Having consistently been banging the drum for rural issues for almost two decades, I was shocked to hear remarks from the Shadow Minister for Local Government last month calling fairer funding settlements for rural areas “perverse reverse redistribution”, when comparing Councils in Labour seats like Hackney – which incidentally has a core spending power per dwelling 27% higher than Shropshire.
But this reminded me of the importance of having good data with which we can ensure rural areas like Shropshire continue to be pushed up the government’s agenda.
We have had some success so far, with 14 government departments/agencies now having a dedicated senior civil servant responsible for considering rural implications of policies. We have also seen some more equitable distribution of funding for important areas such as schools and local government. But this report shows why there is still much more to do.
When it comes to connectivity, rural areas are improving but still lag significantly behind urban areas. Given obvious transport difficulties compared to urban areas, it is all the more important for rural connectivity to improve, so business and employment opportunities can open up.

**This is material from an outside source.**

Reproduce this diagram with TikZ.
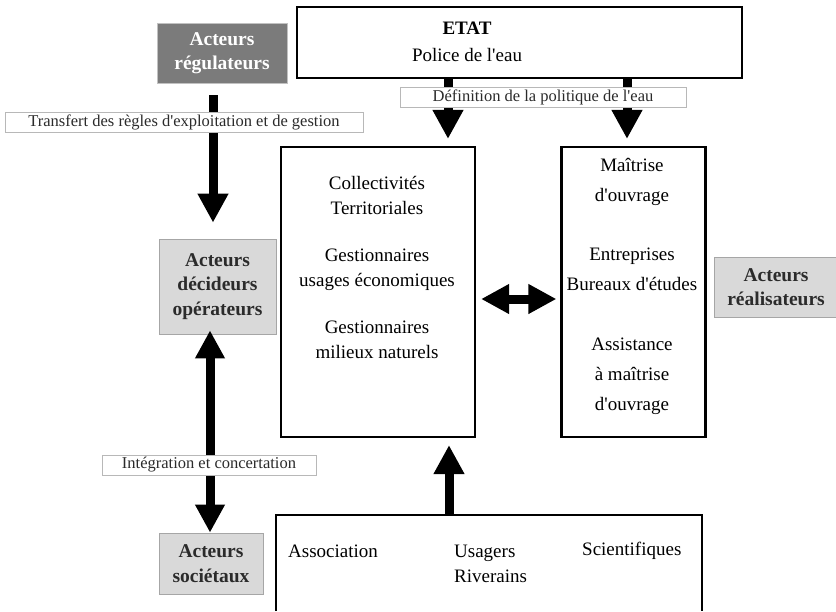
\documentclass[tikz,border=0pt]{standalone}
\usepackage{fontspec}
\setmainfont{Liberation Serif}[Ligatures=TeXOff]
\usetikzlibrary{arrows.meta,positioning}

\definecolor{grisfonce}{HTML}{7B7B7B}
\definecolor{grisclair}{HTML}{D9D9D9}
\definecolor{grisbord}{HTML}{A6A6A6}
\definecolor{gristexte}{HTML}{2B2B2B}

\begin{document}
\begin{tikzpicture}[x=1pt, y=-1pt, line join=miter,
    cadre/.style={draw, line width=2.2pt, inner sep=0pt},
    acteur/.style={draw=grisbord, line width=0.8pt, fill=grisclair, text=gristexte,
        font=\fontsize{19.5}{24.5}\selectfont\bfseries, align=center, inner sep=0pt},
    regulbox/.style={acteur, fill=grisfonce, draw=grisbord!70, text=white},
    etiquette/.style={draw=grisbord!80, line width=0.8pt, fill=white, text=gristexte,
        font=\fontsize{16.5}{18}\selectfont, inner sep=0pt},
    texte/.style={font=\fontsize{19}{25}\selectfont, align=center, inner sep=0pt},
    fleche/.style={line width=9pt, -{Triangle[length=29pt,width=29pt]}},
    doublefleche/.style={line width=9pt,
        {Triangle[length=28pt,width=28pt]}-{Triangle[length=28pt,width=28pt]}}
]
\useasboundingbox (0,0) rectangle (836,611);

% ETAT ------------------------------------------
\node[cadre, minimum width=445pt, minimum height=71pt] (etat) at (519.5,42.5) {};
\node[texte, font=\fontsize{19}{27}\selectfont] (etattxt) at (467,42)
    {\textbf{ETAT}\\Police de l'eau};

% Acteurs ---------------------------------------
\node[regulbox, minimum width=130pt, minimum height=60pt] (regul) at (222,53)
    {Acteurs\\régulateurs};
\node[acteur, minimum width=117pt, minimum height=95pt] (decid) at (217.5,286.5)
    {Acteurs\\décideurs\\opérateurs};
\node[acteur, minimum width=104pt, minimum height=61pt] (societ) at (211,563.5)
    {Acteurs\\sociétaux};
\node[acteur, minimum width=124pt, minimum height=60pt] (realis) at (776,287)
    {Acteurs\\réalisateurs};

% Cadres centraux -------------------------------
\node[cadre, minimum width=194pt, minimum height=290pt] (collect) at (378,292) {};
\node[texte] (collecttxt) at (377,267.5)
    {Collectivités\\Territoriales\\[22pt]Gestionnaires\\usages économiques\\[22pt]Gestionnaires\\milieux naturels};

\node[cadre, minimum width=144pt, minimum height=290pt] (maitrise) at (633.5,292) {};
\node[texte, font=\fontsize{19}{30}\selectfont] (maitrisetxt) at (632,286.5)
    {Maîtrise\\d'ouvrage\\[29pt]Entreprises\\Bureaux d'études\\[30pt]Assistance\\à maîtrise\\d'ouvrage};

% Usagers (cadre ouvert en bas) -----------------
\node[minimum width=426pt, minimum height=96pt, inner sep=0pt] (usagers) at (489,563) {};
\draw[line width=2.2pt] (usagers.south west) |- (usagers.north east) -- (usagers.south east);
\node[texte, anchor=west] (assoc) at (288,551) {Association};
\node[texte, anchor=west, align=left] (riverains) at (454,563.5) {Usagers\\Riverains};
\node[texte, anchor=west] (scient) at (582,551) {Scientifiques};

% Fleches ---------------------------------------
\coordinate (colA) at (448,0);
\coordinate (colB) at (627,0);
\coordinate (colC) at (213,0);
\coordinate (colD) at (210,0);
\coordinate (colF) at (449,0);
\coordinate (ligneE) at (0,299);

\draw[fleche, shorten >=7pt] (etat.south -| colA) -- (collect.north -| colA);
\draw[fleche, shorten >=7pt] (etat.south -| colB) -- (maitrise.north -| colB);
\draw[fleche, shorten <=12pt, shorten >=16pt] (regul.south -| colC) -- (decid.north -| colC);
\draw[doublefleche, shorten <=-4pt] (decid.south -| colD) -- (societ.north -| colD);
\draw[doublefleche, shorten <=5pt, shorten >=4pt] (collect.east |- ligneE) -- (maitrise.west |- ligneE);
\draw[fleche, shorten >=7pt] (usagers.north -| colF) -- (collect.south -| colF);

% Etiquettes ------------------------------------
\node[etiquette, minimum width=358pt, minimum height=20pt] (transfert) at (184,122)
    {Transfert des règles d'exploitation et de gestion};
\node[etiquette, minimum width=286pt, minimum height=20pt] (definition) at (543,97)
    {Définition de la politique de l'eau};
\node[etiquette, minimum width=214pt, minimum height=20pt] (integration) at (209,465)
    {Intégration et concertation};

\end{tikzpicture}
\end{document}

The report also highlighted that while young people in rural areas fare better than their urban peers in education and mental health, they tend to score worse on a number of key public health indicators - risky behaviour, alcohol consumption, smoking and being bullied.
So there is clearly more work to do. This powerful State of Rural Services report will help add weight to our campaign for greater funding for rural areas, particularly in the context of the next Spending Review from HM Treasury, expected to take place in coming months. I intend to take a leading role in championing the rural voice in the Spending Review.